Pre-heat oven to: 170°C/325°F/Gas 3
Time in oven: 1 hour 10 minutes
Serves: 12-20


3 oz/75g glacé cherries
2 oz/50g blanched almonds
4 oz/110g dried apricots
4 oz/110g sultanas
grated rind of 1 orange
4 oz/110g muscovado sugar
6 oz/175g S.R. flour
pinch of salt
4 oz/110g margarine, melted
2 eggs, beaten


1. Place cherries in colander and pour boiling water over to get rid of their sugary coating. Dry with kitchen paper and chop. Reserve 1 tblsp chopped cherries for decoration.
2. Roughly chop apricots and almonds. Reserve 1-2 apricots for decoration.
3. Combine all dry ingredients in large mixing bowl.
4. Add margarine and eggs. When thoroughly combined, spoon into a greased and lined 2 lb/900g loaf tin.
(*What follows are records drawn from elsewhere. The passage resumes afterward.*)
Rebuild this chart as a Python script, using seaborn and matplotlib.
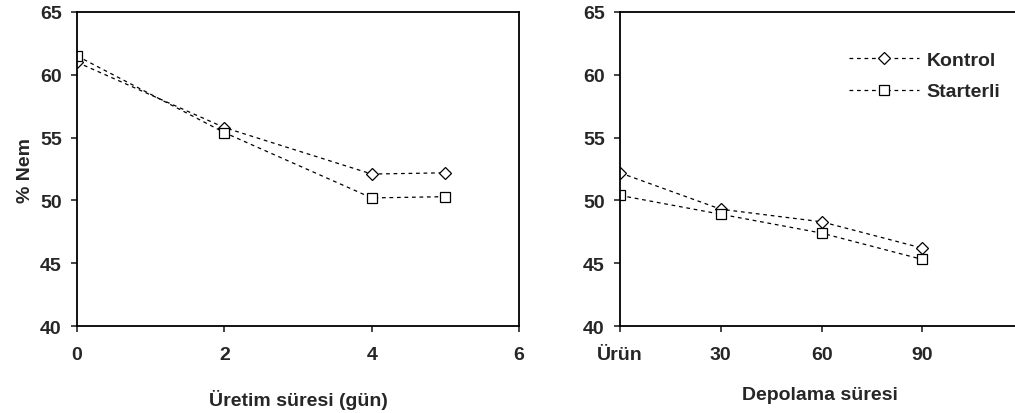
import pandas as pd
import seaborn as sns
import matplotlib.pyplot as plt

# production period (days)
uretim_gun = [0, 2, 4, 5]
uretim_kontrol = [61.0, 55.8, 52.1, 52.2]
uretim_starterli = [61.5, 55.4, 50.2, 50.3]

# storage period
depolama_gun = [0, 30, 60, 90]
depolama_etiket = ["Ürün", "30", "60", "90"]
depolama_kontrol = [52.2, 49.3, 48.3, 46.2]
depolama_starterli = [50.4, 48.9, 47.4, 45.3]

seriler = ["Kontrol", "Starterli"]

sns.set_style("ticks")
plt.rcParams['font.family'] = ['Liberation Sans', 'DejaVu Sans']
plt.rcParams['font.weight'] = 'bold'
plt.rcParams['axes.labelweight'] = 'bold'

FS = 14


def make_df(x, kontrol, starterli):
    return pd.DataFrame({
        'x': list(x) * 2,
        'nem': list(kontrol) + list(starterli),
        'grup': [seriler[0]] * len(x) + [seriler[1]] * len(x),
    })


fig = plt.figure(figsize=(10.15, 4.14), dpi=100)
ax1 = fig.add_axes([0.0759, 0.210, 0.4355, 0.7586])
ax2 = fig.add_axes([0.6108, 0.210, 0.3941, 0.7586])

markers = {"Kontrol": "D", "Starterli": "s"}
sizes = {"Kontrol": 6, "Starterli": 7}

for ax, x, k, s in [(ax1, uretim_gun, uretim_kontrol, uretim_starterli),
                    (ax2, depolama_gun, depolama_kontrol, depolama_starterli)]:
    df = make_df(x, k, s)
    for g in seriler:
        sns.lineplot(data=df[df.grup == g], x='x', y='nem', ax=ax, color='black',
                     linestyle=(0, (3, 3)), linewidth=0.9, marker=markers[g],
                     markersize=sizes[g], markerfacecolor='white',
                     markeredgecolor='black', markeredgewidth=0.9, label=g)
    ax.set_ylim(40, 65)
    ax.set_yticks([40, 45, 50, 55, 60, 65])
    for sp in ax.spines.values():
        sp.set_linewidth(1.3)
        sp.set_color('black')
    ax.tick_params(direction='out', length=4, width=1.2, labelsize=FS)
    ax.tick_params(axis='x', pad=10)
    ax.tick_params(axis='y', pad=7)
    ax.set_ylabel('')
    ax.set_xlabel('')

ax1.set_xlim(0, 6)
ax1.set_xticks([0, 2, 4, 6])
ax1.set_ylabel('% Nem', fontsize=FS, labelpad=4)
ax1.set_xlabel('Üretim süresi (gün)', fontsize=FS)
ax1.xaxis.set_label_coords(0.5, -0.2)
ax1.get_legend().remove()

ax2.set_xlim(0, 119)
ax2.set_xticks(depolama_gun)
ax2.set_xticklabels(depolama_etiket)
ax2.set_xlabel('Depolama süresi', fontsize=FS)
ax2.xaxis.set_label_coords(0.5, -0.19)
ax2.legend(loc='upper right', bbox_to_anchor=(0.995, 0.93), frameon=False,
           fontsize=FS, handlelength=3.6, labelspacing=0.7, handletextpad=0.4)

fig.savefig('out.png', dpi=100)
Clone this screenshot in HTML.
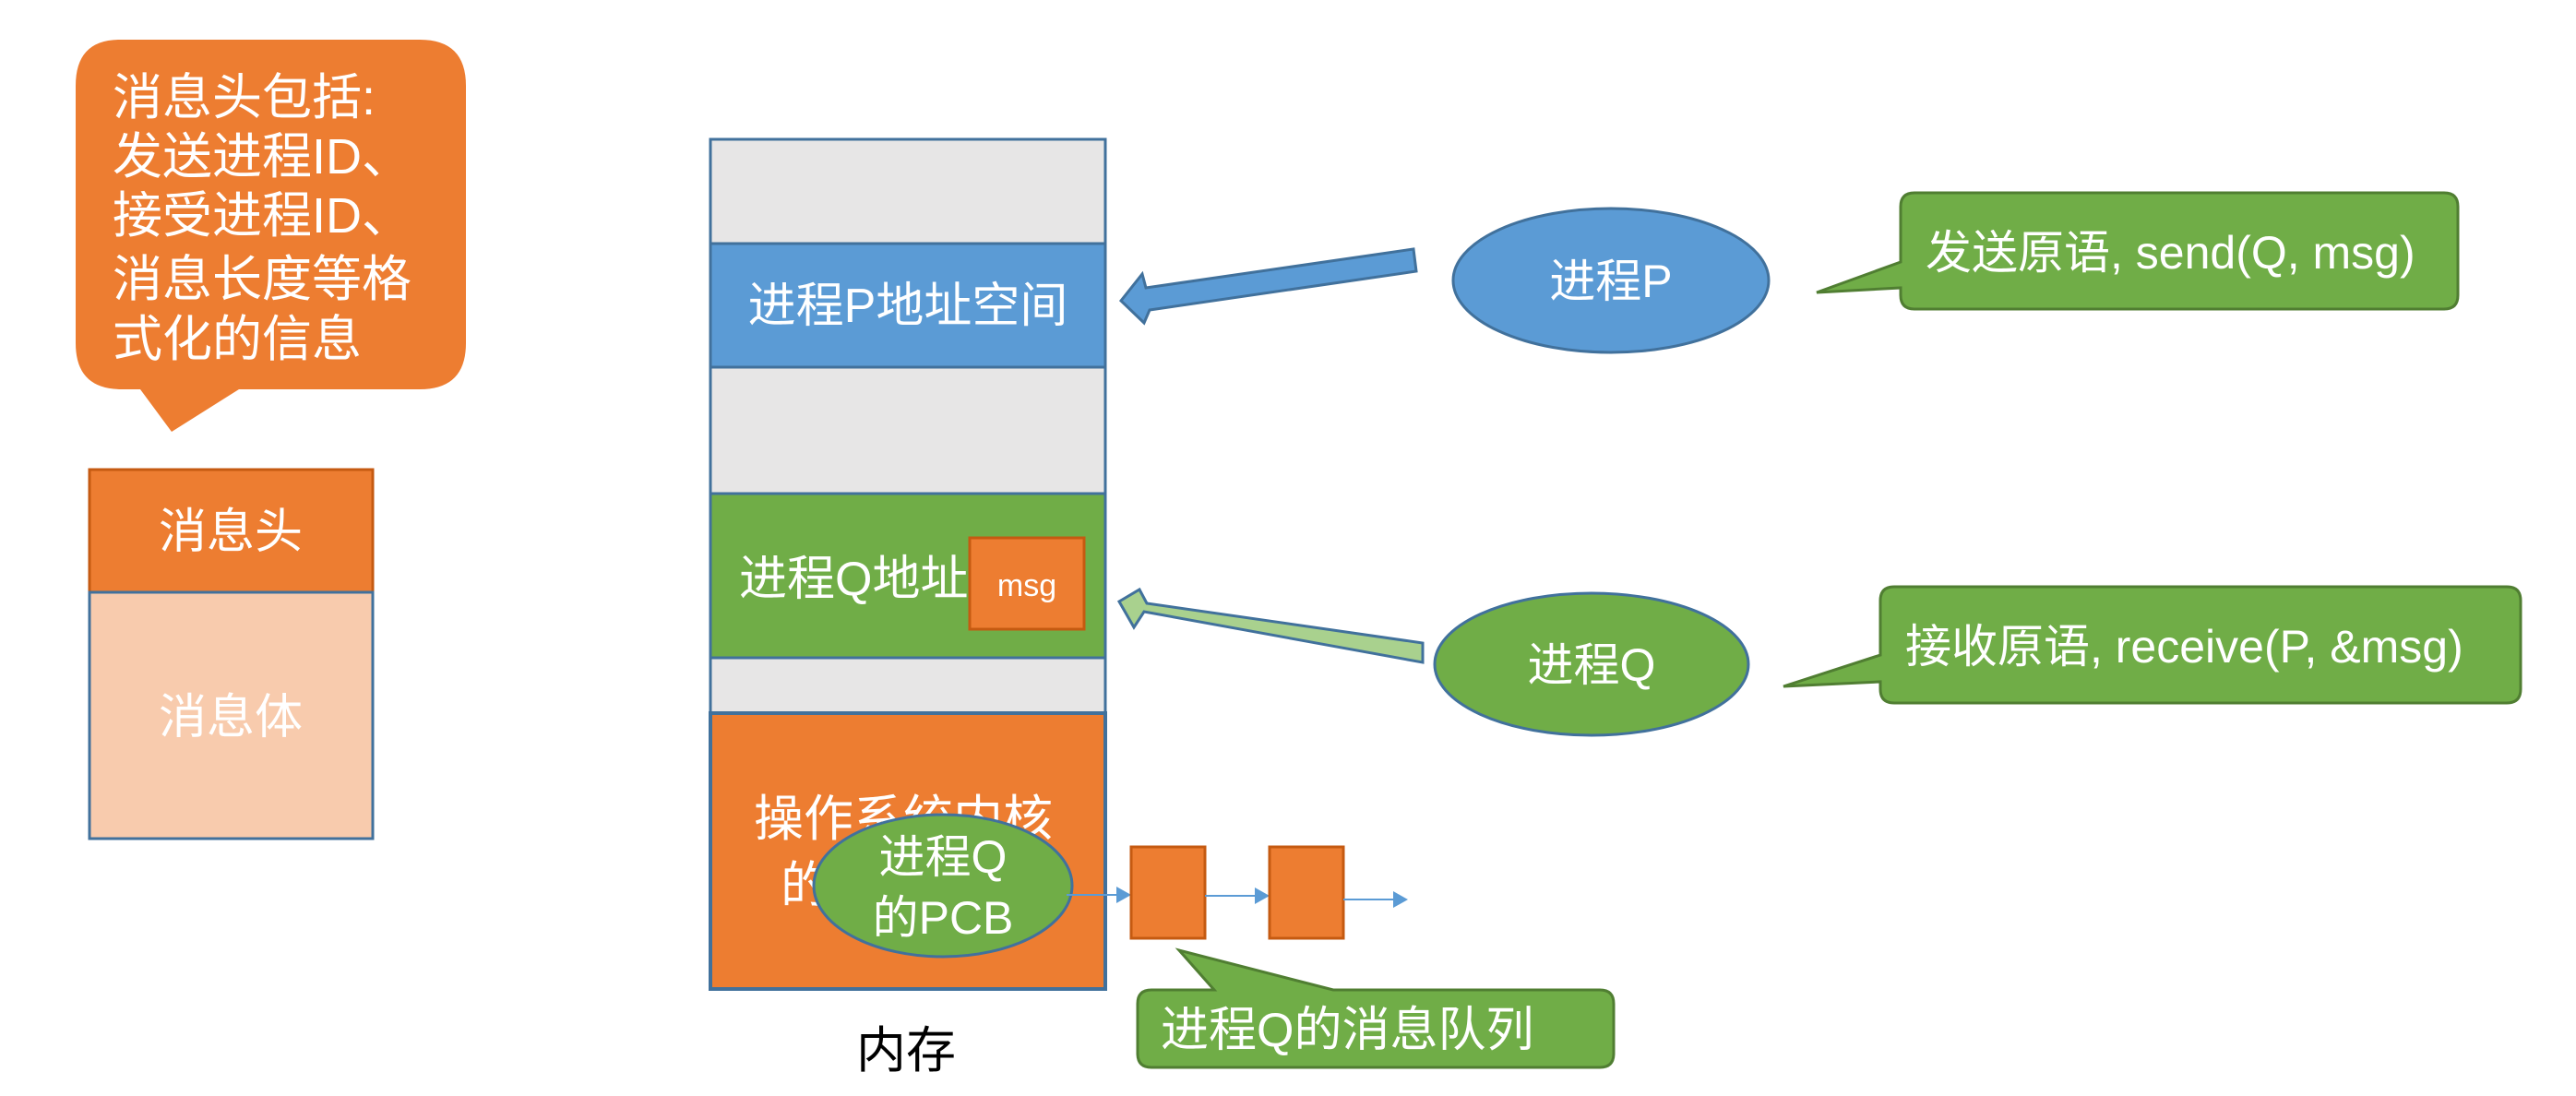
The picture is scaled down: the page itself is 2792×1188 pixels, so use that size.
<!DOCTYPE html>
<html><head><meta charset="utf-8"><style>
html,body{margin:0;padding:0;background:#fff;}
svg{display:block;}
text{font-family:"Liberation Sans","Noto Sans CJK SC",sans-serif;}
</style></head><body>
<svg width="2792" height="1188" viewBox="0 0 2792 1188" xmlns="http://www.w3.org/2000/svg">
<!-- orange callout -->
<path d="M130,43 H455 Q505,43 505,93 V372 Q505,422 455,422 H259 L186,468 L152,422 H132 Q82,422 82,372 V93 Q82,43 130,43 Z" fill="#ed7d31"/>
<g fill="#fff" font-size="54">
<text x="122" y="124">消息头包括:</text>
<text x="122" y="188">发送进程ID、</text>
<text x="122" y="252">接受进程ID、</text>
<text x="122" y="321">消息长度等格</text>
<text x="122" y="386">式化的信息</text>
</g>
<!-- message box -->
<rect x="97" y="509" width="307" height="133" fill="#ed7d31" stroke="#c55a11" stroke-width="3"/>
<rect x="97" y="642" width="307" height="267" fill="#f8cbad" stroke="#41719c" stroke-width="3"/>
<text x="250" y="594" fill="#fff" font-size="52" text-anchor="middle">消息头</text>
<text x="250" y="795" fill="#fff" font-size="52" text-anchor="middle">消息体</text>
<!-- memory -->
<rect x="770" y="151" width="428" height="921" fill="#e7e6e6" stroke="#41719c" stroke-width="3"/>
<rect x="770" y="264" width="428" height="134" fill="#5b9bd5" stroke="#41719c" stroke-width="3"/>
<rect x="770" y="535" width="428" height="178" fill="#70ad47" stroke="#41719c" stroke-width="3"/>
<rect x="770" y="773" width="428" height="299" fill="#ed7d31" stroke="#41719c" stroke-width="4"/>
<text x="984" y="349" fill="#fff" font-size="52" text-anchor="middle">进程P地址空间</text>
<text x="801" y="645" fill="#fff" font-size="52">进程Q地址</text>
<rect x="1051" y="583" width="124" height="99" fill="#ed7d31" stroke="#c55a11" stroke-width="3"/>
<text x="1113" y="646" fill="#fff" font-size="34" text-anchor="middle">msg</text>
<text x="817" y="906" fill="#fff" font-size="54">操作系统内核</text>
<text x="846" y="978" fill="#fff" font-size="54">的PCB</text>
<ellipse cx="1022" cy="960" rx="140" ry="77" fill="#70ad47" stroke="#41719c" stroke-width="3"/>
<text x="1022" y="946" fill="#fff" font-size="50" text-anchor="middle">进程Q</text>
<text x="1022" y="1012" fill="#fff" font-size="50" text-anchor="middle">的PCB</text>
<text x="982" y="1157" fill="#000" font-size="54" text-anchor="middle">内存</text>
<!-- queue -->
<line x1="1156" y1="970" x2="1212" y2="970" stroke="#5b9bd5" stroke-width="2"/>
<polygon points="1226,970 1210,961 1210,979" fill="#5b9bd5"/>
<rect x="1226" y="918" width="80" height="99" fill="#ed7d31" stroke="#c55a11" stroke-width="3"/>
<line x1="1306" y1="971" x2="1362" y2="971" stroke="#5b9bd5" stroke-width="2"/>
<polygon points="1376,971 1360,962 1360,980" fill="#5b9bd5"/>
<rect x="1376" y="918" width="80" height="99" fill="#ed7d31" stroke="#c55a11" stroke-width="3"/>
<line x1="1456" y1="975" x2="1512" y2="975" stroke="#5b9bd5" stroke-width="2"/>
<polygon points="1526,975 1510,966 1510,984" fill="#5b9bd5"/>
<!-- queue callout -->
<path d="M1248,1073 H1316 L1278,1030 L1445,1073 H1734 Q1749,1073 1749,1088 V1142 Q1749,1157 1734,1157 H1248 Q1233,1157 1233,1142 V1088 Q1233,1073 1248,1073 Z" fill="#70ad47" stroke="#507e32" stroke-width="3"/>
<text x="1258" y="1134" fill="#fff" font-size="52">进程Q的消息队列</text>
<!-- blue arrow -->
<polygon points="1532,270 1535,294 1246,336 1240,350 1215,326 1238,297 1242,312" fill="#5b9bd5" stroke="#41719c" stroke-width="3"/>
<ellipse cx="1746" cy="304" rx="171" ry="78" fill="#5b9bd5" stroke="#41719c" stroke-width="3"/>
<text x="1746" y="322" fill="#fff" font-size="50" text-anchor="middle">进程P</text>
<!-- send callout -->
<path d="M2075,209 H2649 Q2664,209 2664,224 V320 Q2664,335 2649,335 H2075 Q2060,335 2060,320 V312 L1969,317 L2060,284 V224 Q2060,209 2075,209 Z" fill="#70ad47" stroke="#507e32" stroke-width="3"/>
<text x="2087" y="291" fill="#fff" font-size="50">发送原语, send(Q, msg)</text>
<!-- green arrow -->
<polygon points="1542,697 1542,718 1240,663 1229,680 1213,652 1235,639 1243,654" fill="#a9d18e" stroke="#41719c" stroke-width="3"/>
<ellipse cx="1725" cy="720" rx="170" ry="77" fill="#70ad47" stroke="#41719c" stroke-width="3"/>
<text x="1725" y="738" fill="#fff" font-size="50" text-anchor="middle">进程Q</text>
<!-- receive callout -->
<path d="M2053,636 H2717 Q2732,636 2732,651 V747 Q2732,762 2717,762 H2053 Q2038,762 2038,747 V739 L1933,744 L2038,710 V651 Q2038,636 2053,636 Z" fill="#70ad47" stroke="#507e32" stroke-width="3"/>
<text x="2065" y="718" fill="#fff" font-size="50">接收原语, receive(P, &amp;msg)</text>
</svg>
</body></html>
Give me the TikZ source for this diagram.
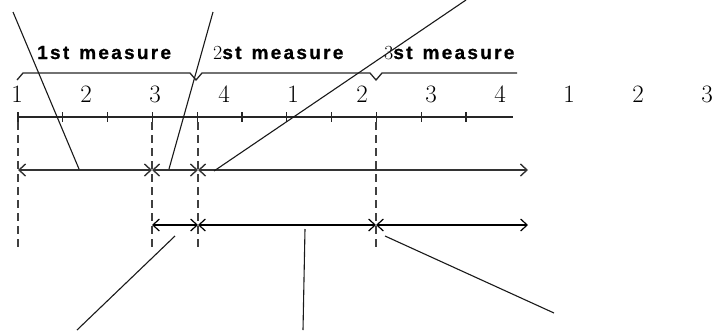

Bake in centre of oven.
5. When cool, loaf can be iced if desired.
6. Cover top of cake with a thin coating of apricot jam and fondant or glacé icing (see Apple and Walnut Cake on page 218).
7. Decorate with chopped apricots and cherries.
8. May be eaten as a cake or sliced and buttered.